Volkswagen has started series production of the ID.5 electric vehicle (EV) at its Zwickau plant in Germany, the sixth EV to be made at the plant after the ID.3, ID.4, Audi Q4 e-tron, Q4 Sportback e-tron and Cupra Born. The ID.5 also comes in a GTX version.
To support the growth in EV production at Zwickau, VW has added more than 50,000 sq.m of operational space at the plant at a cost of €115m, which includes a new logistics building and battery sequencing hall. It has also expanded the press shop at the plant to accommodate the onsite pressing of all shell body parts for the EVs being made there. That move has enabled VW to remove 9,000 truck trips a year, equal to 5,800 tonnes of CO2, according to the company.
The new logistics hall has been built to support the press shop. It includes an automatic stacking line and a 30-metre high-bay warehouse, at a cost of €23m.
VW is also now using smart Industry 4.0 robots and driverless transport systems that take components to the assembly line completely autonomously.
In addition, 90% of body shop processes are automated, and the number of robots has risen from 1,200 to 1,625.
Battery sequencing
VW first introduced battery sequencing when the ID.3 went into production back in 2020. The delivery of the lithium-ion batteries to the line is fully automated, starting with the loading of the batteries in the service station at VW Group Components’ plant in Brunswick (Germany), shipping by rail, unloading at Zwickau, then storage, sequencing and lining up via conveyor technology.
Furthermore, those batteries are delivered in special returnable containers that can be used both for the shipment of lithium-ion battery cells and assembled battery modules.

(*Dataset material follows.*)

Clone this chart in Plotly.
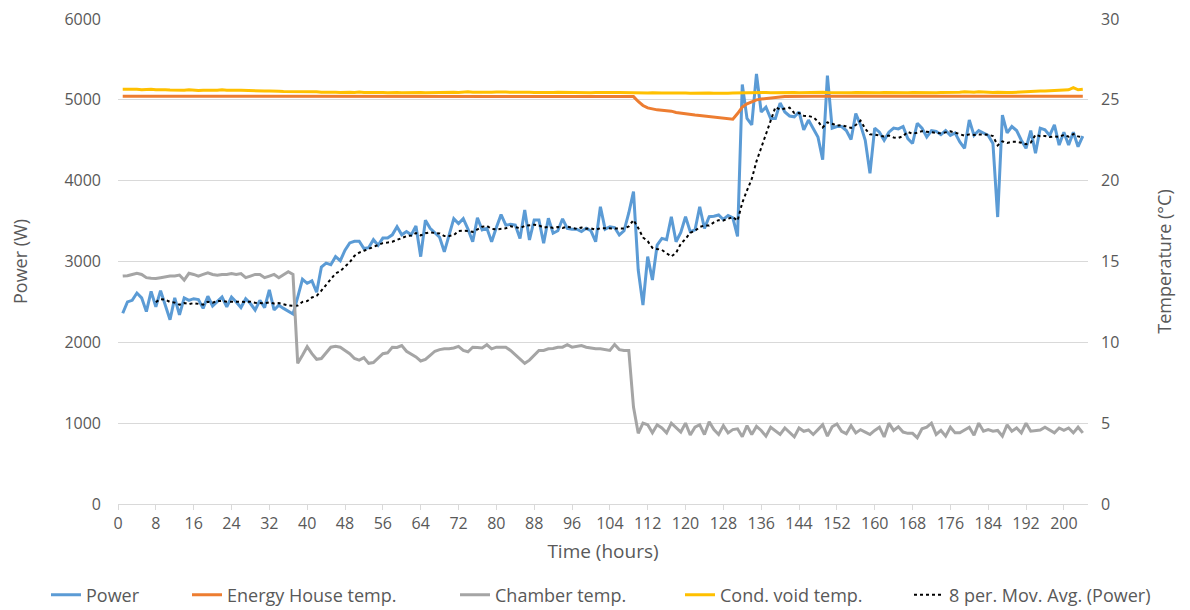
import plotly.graph_objects as go
import pandas as pd

# ---- data (hourly readings) ----
power_w = [
    2360, 2500, 2520, 2610, 2550, 2380, 2630, 2440, 2640, 2460, 2280, 2550,
    2340, 2550, 2520, 2540, 2530, 2420, 2570, 2450, 2510, 2560, 2440, 2560,
    2500, 2430, 2540, 2480, 2400, 2520, 2430, 2650, 2400, 2460, 2420, 2380,
    2350, 2560, 2780, 2730, 2760, 2620, 2930, 2980, 2960, 3060, 3010, 3140,
    3230, 3250, 3250, 3160, 3170, 3270, 3200, 3290, 3290, 3330, 3430, 3330,
    3370, 3330, 3440, 3060, 3510, 3410, 3350, 3300, 3120, 3330, 3530, 3470,
    3530, 3400, 3245, 3540, 3390, 3410, 3245, 3420, 3580, 3450, 3460, 3450,
    3286, 3637, 3266, 3513, 3513, 3225, 3535, 3350, 3380, 3528, 3410, 3400,
    3400, 3370, 3410, 3380, 3245, 3678, 3400, 3430, 3420, 3328, 3380, 3600,
    3864, 2895, 2462, 3060, 2771, 3204, 3286, 3270, 3554, 3245, 3360, 3554,
    3370, 3390, 3678, 3410, 3554, 3560, 3575, 3520, 3570, 3540, 3310, 5190,
    4770, 4690, 5320, 4850, 4910, 4770, 4770, 4960, 4850, 4800, 4790, 4850,
    4630, 4750, 4650, 4540, 4260, 5300, 4650, 4670, 4670, 4620, 4510, 4830,
    4690, 4500, 4090, 4650, 4600, 4500, 4600, 4650, 4640, 4670, 4520, 4460,
    4710, 4650, 4540, 4620, 4610, 4570, 4620, 4560, 4590, 4480, 4400, 4750,
    4560, 4620, 4590, 4560, 4460, 3550, 4810, 4590, 4670, 4620, 4500, 4400,
    4620, 4340, 4650, 4630, 4560, 4690, 4440, 4600, 4440, 4600, 4420, 4550,
]

energy_house_c = [
    25.22, 25.22, 25.22, 25.22, 25.22, 25.22, 25.22, 25.22, 25.22, 25.22, 25.22, 25.22,
    25.22, 25.22, 25.22, 25.22, 25.22, 25.22, 25.22, 25.22, 25.22, 25.22, 25.22, 25.22,
    25.22, 25.22, 25.22, 25.22, 25.22, 25.22, 25.22, 25.22, 25.22, 25.22, 25.22, 25.22,
    25.22, 25.22, 25.22, 25.22, 25.22, 25.22, 25.22, 25.22, 25.22, 25.22, 25.22, 25.22,
    25.22, 25.22, 25.22, 25.22, 25.22, 25.22, 25.22, 25.22, 25.22, 25.22, 25.22, 25.22,
    25.22, 25.22, 25.22, 25.22, 25.22, 25.22, 25.22, 25.22, 25.22, 25.22, 25.22, 25.22,
    25.22, 25.22, 25.22, 25.22, 25.22, 25.22, 25.22, 25.22, 25.22, 25.22, 25.22, 25.22,
    25.22, 25.22, 25.22, 25.22, 25.22, 25.22, 25.22, 25.22, 25.22, 25.22, 25.22, 25.22,
    25.22, 25.22, 25.22, 25.22, 25.22, 25.22, 25.22, 25.22, 25.22, 25.22, 25.22, 25.22,
    25.2, 24.9, 24.65, 24.5, 24.42, 24.38, 24.35, 24.33, 24.3, 24.22, 24.17, 24.15,
    24.1, 24.06, 24.03, 24.0, 23.97, 23.93, 23.88, 23.85, 23.82, 23.8, 24.15, 24.55,
    24.75, 24.9, 25.0, 25.05, 25.09, 25.13, 25.16, 25.18, 25.2, 25.21, 25.22, 25.22,
    25.22, 25.22, 25.22, 25.22, 25.22, 25.22, 25.22, 25.22, 25.22, 25.22, 25.22, 25.22,
    25.22, 25.22, 25.22, 25.22, 25.22, 25.22, 25.22, 25.22, 25.22, 25.22, 25.22, 25.22,
    25.22, 25.22, 25.22, 25.22, 25.22, 25.22, 25.22, 25.22, 25.22, 25.22, 25.22, 25.22,
    25.22, 25.22, 25.22, 25.22, 25.22, 25.22, 25.22, 25.22, 25.22, 25.22, 25.22, 25.22,
    25.22, 25.22, 25.22, 25.22, 25.22, 25.22, 25.22, 25.22, 25.22, 25.22, 25.22, 25.22,
]

chamber_c = [
    14.1, 14.12, 14.2, 14.27, 14.2, 14.0, 13.96, 13.95, 14.0, 14.05, 14.1, 14.1,
    14.16, 13.85, 14.27, 14.2, 14.1, 14.2, 14.3, 14.2, 14.15, 14.2, 14.2, 14.25,
    14.2, 14.25, 14.0, 14.1, 14.2, 14.2, 14.0, 14.1, 14.2, 14.0, 14.2, 14.37,
    14.2, 8.7, 9.2, 9.73, 9.3, 8.95, 9.0, 9.35, 9.7, 9.75, 9.7, 9.5,
    9.3, 9.0, 8.9, 9.05, 8.7, 8.75, 9.0, 9.3, 9.35, 9.7, 9.68, 9.8,
    9.45, 9.3, 9.1, 8.85, 8.95, 9.2, 9.45, 9.55, 9.6, 9.6, 9.65, 9.75,
    9.5, 9.42, 9.7, 9.68, 9.65, 9.85, 9.6, 9.7, 9.68, 9.7, 9.5, 9.25,
    9.0, 8.7, 8.9, 9.2, 9.5, 9.5, 9.6, 9.62, 9.7, 9.7, 9.85, 9.7,
    9.75, 9.8, 9.7, 9.65, 9.6, 9.6, 9.55, 9.5, 9.87, 9.55, 9.5, 9.5,
    6.0, 4.37, 5.0, 4.9, 4.4, 4.9, 4.7, 4.4, 5.0, 4.7, 4.45, 5.0,
    4.27, 4.75, 4.9, 4.3, 5.09, 4.6, 4.3, 4.85, 4.4, 4.6, 4.65, 4.16,
    4.85, 4.3, 4.8, 4.55, 4.2, 4.75, 4.5, 4.3, 4.7, 4.4, 4.15, 4.7,
    4.5, 4.58, 4.3, 4.6, 4.9, 4.2, 4.78, 4.95, 4.5, 4.35, 4.85, 4.4,
    4.6, 4.45, 4.3, 4.55, 4.75, 4.15, 5.0, 4.55, 4.78, 4.45, 4.37, 4.37,
    4.1, 4.65, 4.75, 5.0, 4.3, 4.55, 4.2, 4.75, 4.4, 4.4, 4.55, 4.75,
    4.25, 5.0, 4.5, 4.6, 4.5, 4.55, 4.2, 4.9, 4.5, 4.7, 4.4, 5.0,
    4.5, 4.55, 4.58, 4.75, 4.6, 4.4, 4.7, 4.55, 4.7, 4.4, 4.75, 4.4,
]

cond_void_c = [
    25.65, 25.66, 25.68, 25.66, 25.63, 25.64, 25.66, 25.62, 25.6, 25.62, 25.61, 25.6,
    25.62, 25.6, 25.63, 25.6, 25.58, 25.6, 25.62, 25.6, 25.6, 25.63, 25.6, 25.58,
    25.6, 25.6, 25.58, 25.56, 25.55, 25.56, 25.54, 25.55, 25.56, 25.53, 25.52, 25.52,
    25.5, 25.52, 25.5, 25.5, 25.48, 25.5, 25.47, 25.48, 25.5, 25.47, 25.46, 25.48,
    25.47, 25.46, 25.48, 25.45, 25.46, 25.45, 25.47, 25.45, 25.44, 25.46, 25.45, 25.44,
    25.45, 25.44, 25.46, 25.45, 25.44, 25.45, 25.47, 25.45, 25.46, 25.5, 25.47, 25.46,
    25.48, 25.5, 25.47, 25.46, 25.48, 25.45, 25.47, 25.48, 25.46, 25.48, 25.47, 25.48,
    25.45, 25.46, 25.47, 25.46, 25.45, 25.47, 25.46, 25.45, 25.47, 25.46, 25.45, 25.46,
    25.45, 25.46, 25.45, 25.44, 25.45, 25.46, 25.45, 25.44, 25.45, 25.45, 25.44, 25.45,
    25.45, 25.43, 25.44, 25.43, 25.44, 25.45, 25.43, 25.42, 25.43, 25.42, 25.41, 25.42,
    25.41, 25.42, 25.4, 25.41, 25.42, 25.41, 25.4, 25.41, 25.4, 25.42, 25.43, 25.44,
    25.45, 25.45, 25.44, 25.45, 25.45, 25.44, 25.45, 25.45, 25.44, 25.45, 25.45, 25.44,
    25.45, 25.44, 25.45, 25.46, 25.47, 25.45, 25.44, 25.45, 25.44, 25.45, 25.44, 25.45,
    25.44, 25.45, 25.44, 25.45, 25.44, 25.45, 25.44, 25.45, 25.44, 25.45, 25.44, 25.45,
    25.44, 25.45, 25.44, 25.45, 25.44, 25.45, 25.45, 25.44, 25.45, 25.47, 25.5, 25.48,
    25.47, 25.5, 25.48, 25.46, 25.45, 25.47, 25.48, 25.46, 25.45, 25.47, 25.46, 25.48,
    25.5, 25.52, 25.55, 25.54, 25.55, 25.58, 25.6, 25.6, 25.62, 25.75, 25.62, 25.65,
]

x_tick_labels = list(range(0, 201, 8))
hours = list(range(1, len(power_w) + 1))

# Excel-style 8-period moving average trendline of the power series
mov_avg = pd.Series(power_w).rolling(8).mean().tolist()

FONT = "Open Sans"
TXT = "#595959"
GRID = "#d9d9d9"
W, H = 1190, 610

fig = go.Figure()
fig.add_trace(go.Scatter(x=hours, y=power_w, name="Power", mode="lines",
                         line=dict(color="#5B9BD5", width=3), legend="legend"))
fig.add_trace(go.Scatter(x=hours, y=energy_house_c, name="Energy House temp.", mode="lines",
                         line=dict(color="#ED7D31", width=3), yaxis="y2", legend="legend2"))
fig.add_trace(go.Scatter(x=hours, y=chamber_c, name="Chamber temp.", mode="lines",
                         line=dict(color="#A5A5A5", width=3), yaxis="y2", legend="legend3"))
fig.add_trace(go.Scatter(x=hours, y=cond_void_c, name="Cond. void temp.", mode="lines",
                         line=dict(color="#FFC000", width=3), yaxis="y2", legend="legend4"))
fig.add_trace(go.Scatter(x=hours, y=mov_avg, name="8 per. Mov. Avg. (Power)", mode="lines",
                         line=dict(color="black", width=2, dash="dot"), legend="legend5"))


def leg(text_left_px):
    return dict(orientation="h", xref="container", yref="container",
                x=(text_left_px - 40) / W, xanchor="left",
                y=(H - 595) / H, yanchor="middle",
                font=dict(size=18, color=TXT), bgcolor="rgba(0,0,0,0)", borderwidth=0)


fig.update_layout(
    width=W, height=H,
    margin=dict(l=118, r=102, t=19, b=106, autoexpand=False),
    paper_bgcolor="white", plot_bgcolor="white",
    font=dict(family=FONT, size=16, color=TXT),
    showlegend=True,
    legend=leg(86), legend2=leg(227), legend3=leg(495), legend4=leg(720), legend5=leg(949),
    xaxis=dict(
        range=[0, 205.1], tickmode="array", tickvals=x_tick_labels,
        ticktext=[str(v) for v in x_tick_labels],
        showgrid=False, zeroline=False, showline=True, linecolor=GRID, linewidth=1,
        ticks="outside", ticklen=5, tickcolor=GRID,
        tickfont=dict(size=16, color=TXT),
        title=dict(text="Time (hours)", font=dict(size=19, color=TXT), standoff=11),
    ),
    yaxis=dict(
        range=[0, 6000], dtick=1000, showgrid=True, gridcolor=GRID, gridwidth=1,
        zeroline=False, showline=False, ticks="", tickfont=dict(size=16, color=TXT),
        ticklabelstandoff=16,
        title=dict(text="Power (W)", font=dict(size=18, color=TXT), standoff=32),
    ),
    yaxis2=dict(
        range=[0, 30], dtick=5, overlaying="y", side="right", showgrid=False,
        zeroline=False, showline=False, ticks="", tickfont=dict(size=16, color=TXT),
        ticklabelstandoff=12,
        title=dict(text="Temperature (°C)", font=dict(size=18, color=TXT), standoff=40),
    ),
)

fig.write_html("out.html", config={"displayModeBar": False},
               post_script="document.body.style.margin='0px';")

The battery cells are assembled into modules at VW Components plants in Braunschweig (Brunswick), Germany, for onward shipment to Zwickau using the same container.
Since 2018, VW has spent around €1.2 billion on converting the Zwickau plant from making cars with internal combustion engines (ICE) into an exclusively EV production plant supported by the latest digital technology.
Net carbon neutral targets
As part of its Accelerate strategy, VW has a target to cut CO2 emissions per vehicle by 40% in Europe by 2030 (based on 2018 figures) and said it intends to be net carbon neutral by 2050. Emissions will be cut from manufacturing and the supply chain.
“Volkswagen will continue to increase the pace of e-mobility in 2022 with its Accelerate strategy and the expansion of the model portfolio,” said Dr Christian Vollmer, head of production at VW brand. “The Zwickau production plant has paved the way for the Group to do this with six ramp-ups from three brands in just 26 months. The knowledge and experience gained will help us to continue to electrify our production network quickly and efficiently.”
By 2030, VW said that at least 70% of the vehicles it sells in Europe will be all-electric vehicles. For North America and China, that figure will be at least 50%.
This year the carmaker is adding its German plants in Emden and Hanover and its Chattanooga plant in the US to the EV production network. The company said that this laid the foundations for building 1.2m pure battery electric vehicles at its sites in Europe, the US and China in 2022 based on the modular electric drive platform (MEB).